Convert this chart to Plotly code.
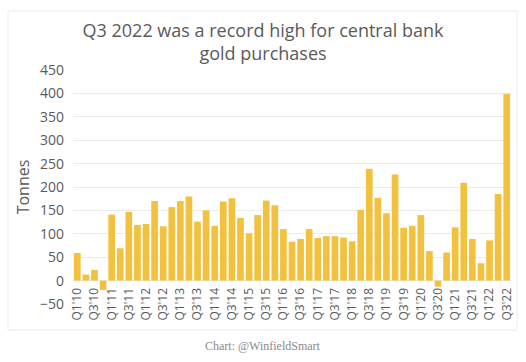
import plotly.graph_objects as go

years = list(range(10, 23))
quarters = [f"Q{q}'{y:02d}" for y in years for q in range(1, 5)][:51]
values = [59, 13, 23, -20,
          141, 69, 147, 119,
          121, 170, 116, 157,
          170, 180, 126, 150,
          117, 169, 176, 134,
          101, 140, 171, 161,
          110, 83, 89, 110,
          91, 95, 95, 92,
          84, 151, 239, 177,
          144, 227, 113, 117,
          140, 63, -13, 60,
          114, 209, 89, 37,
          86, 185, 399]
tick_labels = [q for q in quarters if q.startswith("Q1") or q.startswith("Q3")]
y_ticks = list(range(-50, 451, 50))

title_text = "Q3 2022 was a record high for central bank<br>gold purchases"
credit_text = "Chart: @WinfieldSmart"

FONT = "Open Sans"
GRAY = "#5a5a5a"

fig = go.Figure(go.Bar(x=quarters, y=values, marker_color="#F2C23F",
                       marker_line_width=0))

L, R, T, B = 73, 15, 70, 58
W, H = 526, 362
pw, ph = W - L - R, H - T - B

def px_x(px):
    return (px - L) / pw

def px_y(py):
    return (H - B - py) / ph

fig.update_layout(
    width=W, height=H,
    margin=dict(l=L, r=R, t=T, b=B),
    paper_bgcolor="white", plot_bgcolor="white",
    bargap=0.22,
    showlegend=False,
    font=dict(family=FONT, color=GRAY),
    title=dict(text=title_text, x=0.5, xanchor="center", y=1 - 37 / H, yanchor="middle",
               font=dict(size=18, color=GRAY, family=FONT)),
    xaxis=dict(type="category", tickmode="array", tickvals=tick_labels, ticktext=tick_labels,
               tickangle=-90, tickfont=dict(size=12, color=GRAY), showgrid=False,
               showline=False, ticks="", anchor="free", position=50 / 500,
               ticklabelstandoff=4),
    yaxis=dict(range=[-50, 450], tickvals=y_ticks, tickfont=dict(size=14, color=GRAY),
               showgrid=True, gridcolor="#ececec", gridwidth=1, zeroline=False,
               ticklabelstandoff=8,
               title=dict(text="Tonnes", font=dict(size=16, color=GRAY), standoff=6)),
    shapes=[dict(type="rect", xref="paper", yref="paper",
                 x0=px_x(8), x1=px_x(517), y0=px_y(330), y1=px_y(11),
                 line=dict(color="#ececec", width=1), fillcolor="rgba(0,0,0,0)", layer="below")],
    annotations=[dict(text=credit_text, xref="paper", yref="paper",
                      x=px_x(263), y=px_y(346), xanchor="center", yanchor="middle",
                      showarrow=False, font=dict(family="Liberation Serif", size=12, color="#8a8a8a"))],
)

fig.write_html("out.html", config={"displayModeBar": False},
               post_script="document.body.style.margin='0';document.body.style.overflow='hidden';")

┄┄┄┄┄┄┄┄┄┄┄┄┄┄┄┄┄┄┄┄

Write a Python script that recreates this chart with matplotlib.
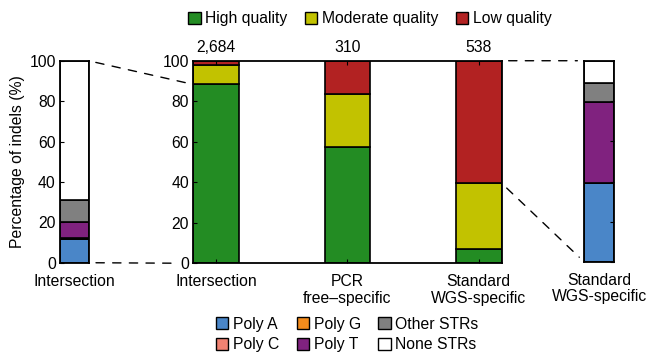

┄┄┄┄┄┄┄┄┄┄┄┄┄┄┄┄┄┄┄┄

§ **PROBLEM DESCRIPTION**:
Only the lines between the one with "Convert this chart to Plotly code." and the one with "return (H - B - py) / ph", those two included, get copied from the material above. Keep it exact and free of pictures.

§ **RESULT OF THIS TASK**:
Convert this chart to Plotly code.
import plotly.graph_objects as go

years = list(range(10, 23))
quarters = [f"Q{q}'{y:02d}" for y in years for q in range(1, 5)][:51]
values = [59, 13, 23, -20,
          141, 69, 147, 119,
          121, 170, 116, 157,
          170, 180, 126, 150,
          117, 169, 176, 134,
          101, 140, 171, 161,
          110, 83, 89, 110,
          91, 95, 95, 92,
          84, 151, 239, 177,
          144, 227, 113, 117,
          140, 63, -13, 60,
          114, 209, 89, 37,
          86, 185, 399]
tick_labels = [q for q in quarters if q.startswith("Q1") or q.startswith("Q3")]
y_ticks = list(range(-50, 451, 50))

title_text = "Q3 2022 was a record high for central bank<br>gold purchases"
credit_text = "Chart: @WinfieldSmart"

FONT = "Open Sans"
GRAY = "#5a5a5a"

fig = go.Figure(go.Bar(x=quarters, y=values, marker_color="#F2C23F",
                       marker_line_width=0))

L, R, T, B = 73, 15, 70, 58
W, H = 526, 362
pw, ph = W - L - R, H - T - B

def px_x(px):
    return (px - L) / pw

def px_y(py):
    return (H - B - py) / ph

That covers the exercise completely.